The task: Return exactly the listing's lines, from its first line to the line holding "const values = [2.60, 2.90, 2.74, 3.00, 2.88, 2.64, 2.70];", ends included.

******

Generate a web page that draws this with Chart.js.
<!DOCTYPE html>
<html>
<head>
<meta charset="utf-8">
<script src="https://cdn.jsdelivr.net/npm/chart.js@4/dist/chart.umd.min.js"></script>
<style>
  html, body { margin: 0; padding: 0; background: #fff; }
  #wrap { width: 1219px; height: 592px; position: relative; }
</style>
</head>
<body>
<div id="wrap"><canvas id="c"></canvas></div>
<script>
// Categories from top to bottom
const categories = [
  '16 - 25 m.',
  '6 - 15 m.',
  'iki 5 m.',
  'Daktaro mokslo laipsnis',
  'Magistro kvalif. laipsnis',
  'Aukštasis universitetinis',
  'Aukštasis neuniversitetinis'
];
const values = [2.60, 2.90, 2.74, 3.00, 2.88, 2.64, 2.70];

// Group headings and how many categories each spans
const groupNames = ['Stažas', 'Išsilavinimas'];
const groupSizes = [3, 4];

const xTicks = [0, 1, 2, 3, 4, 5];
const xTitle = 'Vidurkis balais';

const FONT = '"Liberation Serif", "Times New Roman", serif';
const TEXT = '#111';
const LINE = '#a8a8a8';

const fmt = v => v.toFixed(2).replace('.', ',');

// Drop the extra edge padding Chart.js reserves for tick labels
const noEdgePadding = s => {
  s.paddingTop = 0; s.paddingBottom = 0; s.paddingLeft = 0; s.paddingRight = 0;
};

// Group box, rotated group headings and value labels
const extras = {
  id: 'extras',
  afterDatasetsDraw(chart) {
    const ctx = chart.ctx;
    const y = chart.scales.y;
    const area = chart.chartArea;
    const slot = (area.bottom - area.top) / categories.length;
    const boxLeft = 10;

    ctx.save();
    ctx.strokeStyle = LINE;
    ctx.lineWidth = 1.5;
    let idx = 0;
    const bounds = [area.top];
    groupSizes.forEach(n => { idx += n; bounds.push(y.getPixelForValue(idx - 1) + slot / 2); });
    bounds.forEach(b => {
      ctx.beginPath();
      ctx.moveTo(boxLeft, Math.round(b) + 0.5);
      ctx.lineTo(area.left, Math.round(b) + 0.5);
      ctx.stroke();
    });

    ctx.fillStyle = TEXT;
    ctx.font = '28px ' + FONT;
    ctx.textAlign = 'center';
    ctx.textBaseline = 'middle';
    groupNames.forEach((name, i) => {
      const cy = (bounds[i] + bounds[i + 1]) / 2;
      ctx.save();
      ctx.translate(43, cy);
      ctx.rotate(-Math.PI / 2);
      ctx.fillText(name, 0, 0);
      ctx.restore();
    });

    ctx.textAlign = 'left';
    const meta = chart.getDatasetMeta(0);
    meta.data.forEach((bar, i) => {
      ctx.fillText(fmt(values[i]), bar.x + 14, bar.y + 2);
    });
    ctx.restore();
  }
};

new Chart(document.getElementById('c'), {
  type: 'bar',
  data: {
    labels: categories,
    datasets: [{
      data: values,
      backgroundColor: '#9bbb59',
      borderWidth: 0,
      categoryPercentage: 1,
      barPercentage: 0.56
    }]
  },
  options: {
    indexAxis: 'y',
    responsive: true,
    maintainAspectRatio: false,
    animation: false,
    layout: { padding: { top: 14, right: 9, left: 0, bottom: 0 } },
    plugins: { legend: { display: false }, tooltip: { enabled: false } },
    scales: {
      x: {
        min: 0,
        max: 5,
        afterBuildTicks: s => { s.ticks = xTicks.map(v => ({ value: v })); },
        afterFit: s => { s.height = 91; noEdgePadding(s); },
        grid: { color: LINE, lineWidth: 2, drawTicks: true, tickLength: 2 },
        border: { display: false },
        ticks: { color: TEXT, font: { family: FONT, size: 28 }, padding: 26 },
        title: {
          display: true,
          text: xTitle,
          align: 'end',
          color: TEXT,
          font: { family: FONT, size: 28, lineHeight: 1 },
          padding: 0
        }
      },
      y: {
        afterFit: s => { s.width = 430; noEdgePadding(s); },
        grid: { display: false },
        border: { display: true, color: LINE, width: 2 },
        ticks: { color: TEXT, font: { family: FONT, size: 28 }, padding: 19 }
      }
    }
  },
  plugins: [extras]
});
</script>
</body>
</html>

******

Exercise solution:
Generate a web page that draws this with Chart.js.
<!DOCTYPE html>
<html>
<head>
<meta charset="utf-8">
<script src="https://cdn.jsdelivr.net/npm/chart.js@4/dist/chart.umd.min.js"></script>
<style>
  html, body { margin: 0; padding: 0; background: #fff; }
  #wrap { width: 1219px; height: 592px; position: relative; }
</style>
</head>
<body>
<div id="wrap"><canvas id="c"></canvas></div>
<script>
// Categories from top to bottom
const categories = [
  '16 - 25 m.',
  '6 - 15 m.',
  'iki 5 m.',
  'Daktaro mokslo laipsnis',
  'Magistro kvalif. laipsnis',
  'Aukštasis universitetinis',
  'Aukštasis neuniversitetinis'
];
const values = [2.60, 2.90, 2.74, 3.00, 2.88, 2.64, 2.70];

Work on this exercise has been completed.